Another question for you Wilson- What do you do to improve performance usually? On a previous map I worked on, a few changes improved perf twice over and I have no real idea why.
It really depends on the map and where the performance problems are coming from, that decides where you put the most effort. I'll usually start off first checking the level against our standard budgets for things like Triangle Count and Draw Calls. Tri count should be lower than 2.5 mil and Draw Calls lower than 2500 in areas that are accessible by players(will be alot higher in editor in most cases.. always check performance numbers in pure game mode to be sure, ie. on a dedi server). I'll then try to remove objects, shaders from objects and adjust the view and LOD ratios of objects so they arent visible unless they need to be, in areas where these numbers are too high, with the goal of bringing them back within a reasonable distance of the budget.. this usually also includes placing occluder areas strategically inside objects that dont already have them(such as base walls and some larger buildings, large terrain features etc) and also checking and reducing "overdraw" which is a term that describes redundant rendering.. where the engine is rendering pixels over the top of other pixels, where the bottom-most pixel get drawn over, but is still rendered first anyway.. decals are a the main antoganists here, you should try to make sure there is as little overlap as possible in them.
One other thing I do is to make sure that terrain outside the play area contains as little geometric detail as possible, which really just means i smooth it out until its able to swap down LOD levels properly.... Cryengine terrain thats highly detailed wont switch to lower lod's as well or as far as smoother terrain will... you can visualise this either in wireframe mode, or using the coloured terrain tile bounding boxes.
Once Ive gotten the tri count and DP into a reasonable range from player accessible areas, ill run some profiling on the map while running around ingame, to check if it has any obvious bottlenecks, such as frametime for the particle engine, renderer etc.. Depending on how these different areas perform ill look at reducing the quality of the particles, or creating specific "low-spec" cheaper variants, ill make custom materials for objects that dont have anything besides a generic diffuse and normal map(no env maps, detail maps, decal layers etc) or ill get more aggressive in view and lod ratio adjustments.
Its really an iterative process. I make a bunch of changes that look as though they will help performance, then test it to see how much it actually did help, rinse and repeat until performance is where I want it, or the release deadline smacks me in the butt lol.

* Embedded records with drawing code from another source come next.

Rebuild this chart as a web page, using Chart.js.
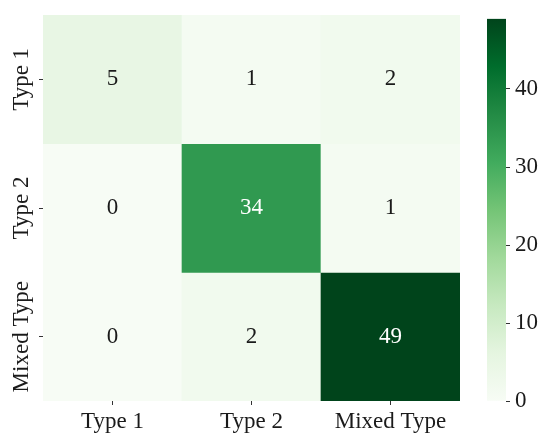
<!DOCTYPE html>
<html>
<head>
<meta charset="utf-8">
<script src="https://cdn.jsdelivr.net/npm/chart.js@4.4.1/dist/chart.umd.min.js"></script>
<style>
  html, body { margin: 0; padding: 0; background: #fff; }
  #wrap { position: relative; width: 550px; height: 446px; }
  #main { position: absolute; left: 0; top: 0; }
  #cbar { position: absolute; left: 480px; top: 0; }
</style>
</head>
<body>
<div id="wrap">
  <canvas id="main" width="550" height="446"></canvas>
  <canvas id="cbar" width="70" height="446"></canvas>
</div>
<script>
// ---- data ----
const colLabels = ['Type 1', 'Type 2', 'Mixed Type'];
const rowLabels = ['Type 1', 'Type 2', 'Mixed Type'];
const rowType1 = [5, 1, 2];
const rowType2 = [0, 34, 1];
const rowMixed = [0, 2, 49];
const colorbarTicks = [0, 10, 20, 30, 40];
const colorMin = 0;
const colorMax = 49;

const matrix = [rowType1, rowType2, rowMixed];

// ---- Greens colormap ----
const greens = ['#f7fcf5', '#e5f5e0', '#c7e9c0', '#a1d99b', '#74c476', '#41ab5d', '#238b45', '#006d2c', '#00441b'];
function hex2rgb(h) { return [parseInt(h.substr(1, 2), 16), parseInt(h.substr(3, 2), 16), parseInt(h.substr(5, 2), 16)]; }
const greensRGB = greens.map(hex2rgb);
function cmap(v) {
  let t = (v - colorMin) / (colorMax - colorMin);
  t = Math.max(0, Math.min(1, t));
  const p = t * (greensRGB.length - 1);
  const i = Math.min(Math.floor(p), greensRGB.length - 2);
  const f = p - i;
  const a = greensRGB[i], b = greensRGB[i + 1];
  return a.map((c, k) => Math.round(c + (b[k] - c) * f));
}
function rgbStr(c) { return 'rgb(' + c.join(',') + ')'; }
function lum(c) {
  const l = c.map(x => { x /= 255; return x <= 0.03928 ? x / 12.92 : Math.pow((x + 0.055) / 1.055, 2.4); });
  return 0.2126 * l[0] + 0.7152 * l[1] + 0.0722 * l[2];
}

const FONT = { family: '"Liberation Serif", "Times New Roman", serif', size: 23 };
const TEXT = '#1a1a1a';

const datasets = matrix.map((row, i) => ({
  label: rowLabels[i],
  data: row.map((v, j) => ({ x: colLabels[j], y: [i, i + 1] })),
  backgroundColor: row.map(v => rgbStr(cmap(v))),
  borderWidth: 0,
  barPercentage: 1,
  categoryPercentage: 1,
  grouped: false
}));

const annotate = {
  id: 'annotate',
  afterDatasetsDraw(chart) {
    const { ctx, scales } = chart;
    ctx.save();
    ctx.font = FONT.size + 'px ' + FONT.family;
    ctx.textAlign = 'center';
    ctx.textBaseline = 'middle';
    matrix.forEach((row, i) => {
      row.forEach((v, j) => {
        const x = scales.x.getPixelForValue(j);
        const y = scales.y.getPixelForValue(i + 0.5);
        ctx.fillStyle = lum(cmap(v)) > 0.408 ? TEXT : '#ffffff';
        ctx.fillText(String(v), x, y);
      });
    });
    // y-axis row labels, rotated 90° (read bottom to top)
    ctx.fillStyle = TEXT;
    ctx.textBaseline = 'alphabetic';
    rowLabels.forEach((lab, i) => {
      const y = scales.y.getPixelForValue(i + 0.5);
      ctx.save();
      ctx.translate(27.5, y);
      ctx.rotate(-Math.PI / 2);
      ctx.fillText(lab, 0, 0);
      ctx.restore();
    });
    ctx.restore();
  }
};

new Chart(document.getElementById('main'), {
  type: 'bar',
  data: { labels: colLabels, datasets },
  plugins: [annotate],
  options: {
    responsive: false,
    animation: false,
    layout: { padding: { top: 15, right: 90, left: 0, bottom: 0 } },
    plugins: { legend: { display: false }, tooltip: { enabled: false } },
    scales: {
      x: {
        type: 'category',
        labels: colLabels,
        grid: { display: true, drawOnChartArea: false, offset: false, tickLength: 4, color: '#333', lineWidth: 1 },
        border: { display: false },
        ticks: { font: FONT, color: TEXT, padding: 3, maxRotation: 0, minRotation: 0 },
        afterFit(s) { s.height = 45; }
      },
      y: {
        type: 'linear',
        min: 0,
        max: rowLabels.length,
        reverse: true,
        afterBuildTicks(s) { s.ticks = rowLabels.map((_, i) => ({ value: i + 0.5 })); },
        grid: { display: true, drawOnChartArea: false, tickLength: 4, color: '#333', lineWidth: 1 },
        border: { display: false },
        ticks: { display: false },
        afterFit(s) { s.width = 43; }
      }
    }
  }
});

// ---- colorbar ----
function gradientFill(context) {
  const chart = context.chart;
  const area = chart.chartArea;
  if (!area) return greens[0];
  const g = chart.ctx.createLinearGradient(0, area.bottom, 0, area.top);
  greens.forEach((c, i) => g.addColorStop(i / (greens.length - 1), c));
  return g;
}

new Chart(document.getElementById('cbar'), {
  type: 'bar',
  data: {
    labels: ['cb'],
    datasets: [{
      data: [[colorMin, colorMax]],
      backgroundColor: gradientFill,
      borderWidth: 0,
      barPercentage: 1,
      categoryPercentage: 1
    }]
  },
  options: {
    responsive: false,
    animation: false,
    layout: { padding: { top: 15, left: 7, right: 0, bottom: 45 } },
    plugins: { legend: { display: false }, tooltip: { enabled: false } },
    scales: {
      x: { display: false },
      y: {
        position: 'right',
        min: colorMin,
        max: colorMax,
        afterBuildTicks(s) { s.ticks = colorbarTicks.map(v => ({ value: v })); },
        grid: { display: true, drawOnChartArea: false, tickLength: 4, color: '#333', lineWidth: 1 },
        border: { display: false },
        ticks: { font: FONT, color: TEXT, padding: 5 },
        afterFit(s) { s.width = 44; }
      }
    }
  }
});
</script>
</body>
</html>
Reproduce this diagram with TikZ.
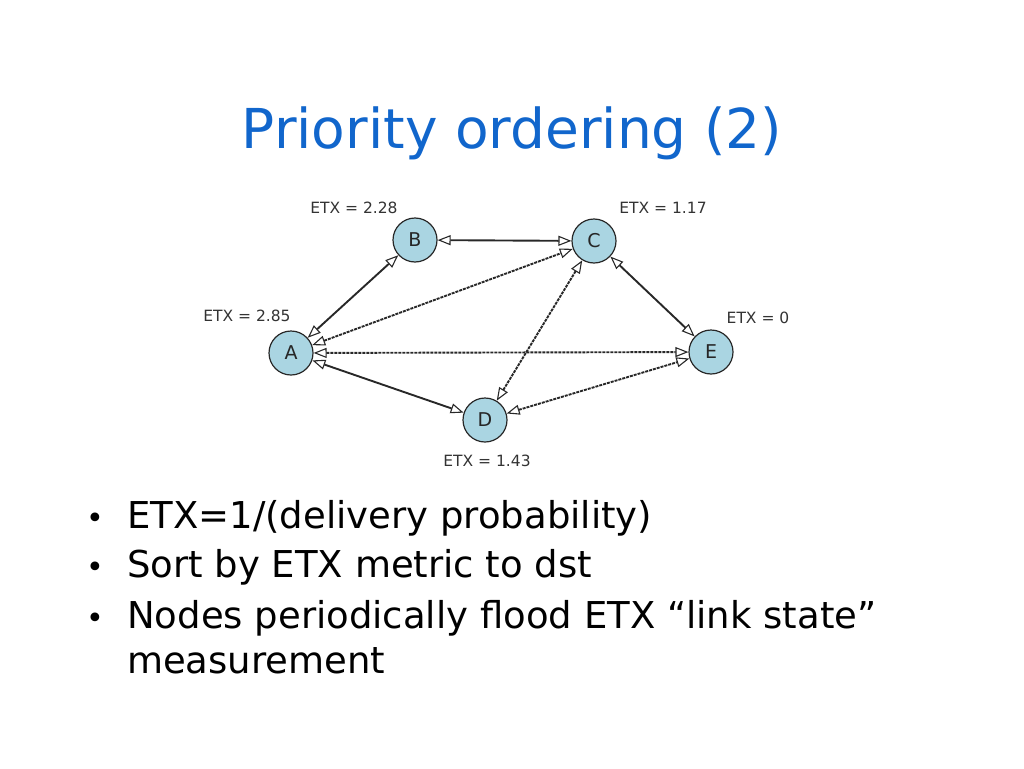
\documentclass[tikz,border=0pt]{standalone}
\usepackage{fontspec}
\setmainfont{DejaVu Sans}
\usetikzlibrary{arrows.meta}
\definecolor{titleblue}{RGB}{17,102,204}
\definecolor{nodeblue}{RGB}{170,213,226}
\definecolor{edgegray}{RGB}{40,40,40}
\begin{document}
\begin{tikzpicture}[x=1pt, y=-1pt,
  station/.style={circle, draw=edgegray, fill=nodeblue, line width=1.2pt,
    minimum size=44pt, inner sep=0pt, font=\fontsize{19}{19}\selectfont, text=black!85},
  etx/.style={font=\fontsize{15.5}{16}\selectfont, text=black!80},
  link/.style={draw=edgegray, line width=1.9pt,
    {Triangle[open,length=13pt,width=10pt,line width=1.1pt]}-{Triangle[open,length=13pt,width=10pt,line width=1.1pt]}},
  rough/.style={dash pattern=on 3pt off 1pt},
  bullet/.style={anchor=base west, font=\fontsize{37}{37}\selectfont, inner sep=0pt}]

\useasboundingbox (0,0) rectangle (1024,768);

\node[anchor=base, font=\fontsize{55}{55}\selectfont, text=titleblue] (title) at (512,148) {Priority ordering (2)};

\node[station] (A) at (291,353) {A};
\node[station] (B) at (415,240) {B};
\node[station] (C) at (594,241) {C};
\node[station] (D) at (485,420) {D};
\node[station] (E) at (711,352) {E};

\node[etx] (etxA) at (247,316) {ETX = 2.85};
\node[etx] (etxB) at (354,208) {ETX = 2.28};
\node[etx] (etxC) at (663,208) {ETX = 1.17};
\node[etx] (etxD) at (487,461) {ETX = 1.43};
\node[etx] (etxE) at (758,318) {ETX = 0};

\draw[link] (A) -- (B);
\draw[link] (B) -- (C);
\draw[link] (C) -- (E);
\draw[link] (A) -- (D);
\draw[link, rough] (A) -- (C);
\draw[link, rough] (C) -- (D);
\draw[link, rough] (A) -- (E);
\draw[link, rough] (D) -- (E);

\node[bullet, font=\fontsize{30}{30}\selectfont] (dot1) at (86,528) {•};
\node[bullet, font=\fontsize{30}{30}\selectfont] (dot2) at (86,577) {•};
\node[bullet, font=\fontsize{30}{30}\selectfont] (dot3) at (86,628) {•};
\node[bullet] (item1) at (127,528) {ETX=1/(delivery probability)};
\node[bullet] (item2) at (127,577) {Sort by ETX metric to dst};
\node[bullet] (item3) at (127,628) {Nodes periodically flood ETX “link state”};
\node[bullet] (item3b) at (127,673) {measurement};

\end{tikzpicture}
\end{document}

EDIT: One thing I should also mention is that you should run these tests in all spec settings, from low to very high and check them all... something that runs fine in medium, may kill the engine on very high or vise versa. Also, try not to use "Frame per second" as a guideline for performance at all as its tied closely to ur hardware and isnt an indication of what other users will experience. "Frametime" in percentage(as given by the profiling tools) is the best way to measure performance. generally if the particle engine is taking 5% of frametime to render on one pc, it will be taking 5% on others, even though the pc's themselves may have FPS differences of 30 or more.